I have mulling over the topic of roots of late....
I'll beg indulgence for what I expect will be a rambling post, I'm exhausted, things are a little nutty, it's time for me to reign some things in.....
But in the meantime, back to roots.
When we left San Diego, we uprooted ourselves and our lives, and to some extent probably disturbed the soil around the lives of our friends and family. I did this not lightly, but without a true sense of what it all really meant. That meaning has become more full for me over time, has triggered a time of grieving all over again for what I truly left, and for awhile I had an intense reticence to establish new roots.
And, as always, I wonder what it all means. What does it mean to establish roots somewhere? How much energy should one (I) put into to growing roots in a location that is somewhat temporary? If I do commit to what's temporary and begin putting out roots, will I bloom, only to wither more intensely when it's time to uproot once again? Is it really possible to be firmly rooted in such seemly uncertain, tumultuous, transient times? Or, in a larger sense, is it all really temporary anyway? Can spending to much time thinking of such things drive one a bit crazy? Probably!
When we moved from my parents home where we resided (but never felt rooted to) here in NY for 5 years, I felt intense conflict. I loved and still love our sweet rental home, this gracious, old, somewhat unloved but still lovely old half of a house, called The Willows by the 19th century owner who planted the now enormous willow trees that grace our front yard. I loved setting up my own space again, but wanted to be there already, set up and settled, that is. I love the yard here. I have a love/hate relationship with the village of Spencer. Love the sweet smallness of it, love things like knowing everyone at the liberary and post office by name, that some of the people in this town have known my daughter since birth or even before. Hate sometimes the smallness too, the lack of activities in the winter, the distance from anything to do, the distance from a grocery store with a selection, the small rural town-ness of it.
And there I was(still am), and for the first 6 months or so I avoided putting down any sort of roots. I wasn't sure I wanted even stay in the state of NY, let alone commit, even on a short term basis, to little Spencer.

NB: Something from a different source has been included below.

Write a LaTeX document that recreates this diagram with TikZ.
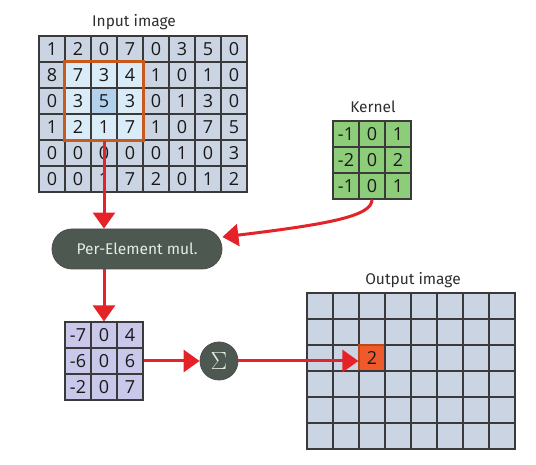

But after a time, when the dust settled, and I began to ponder this question, I decided I would be doing myself and my family a disservice by holding back. I don't know how long we'll be here...when the time will be right to purchase our own home. Oh, how I long to own my own home again, to make choices from a more permanent place, to invest time and energy and know that (can I really know, though?) that I will continue to reap the benefits of that investment for as long as I wish.
But I digress. We live in the house, our rent is SO low, that we decided that some improvements would be well worth it for the benefits we would reap, and that whoever comes next will hopefully appreciate these things too. I decided that I didn't want to experience another spring without have my own tulips come up in the yard, so last fall I planted some, and they were glorious. I've made friends...with some of the local families, parent's with children Helena's age, some of my older neighbors. I even have a neighbor who comes from Ocean Beach. We love to talk about places back in San Diego over a beer! And people are starting to become dear to me...yikes!
Which brings us back to roots.
Shortly before leaving San Diego we had a large yard sale. Over that weekend we met most of our neighbors on our block, most of whom I'd barely seen, let alone met. I remember thinking, wow! What a lot of lovely people, just a stone's throw away, and I never knew, never had the time to find out until now, as we're leaving.....
Last evening Helena, Patrick and I were sitting on a blanket in the backyard, enjoying the first, glorious, sunny, warm evening in more than a week, when around the corner came Illie (probably not spelled correctly), our next door neighbor. I'm not sure how old Illie is, I would about 75, but I don't know her well yet, would like to know her better. She had, in the package pictured above, some Dahlia bulbs for me. When Helena and I had stopped to chat a few weeks ago she mentioned she wished she had some left for me. Illie has a beautiful front yard, one we admire regularly when we pass. She had given me some cuttings of a shrub, I don't know what it's called, but if they take (some seem to be), I'll take a photo and post it.
So it occured to me last night, as I walked Illie back around to the front to show her the shrubs I planted, that now I have friends, neighbors, and perennial plants....I guess I have roots here, for now.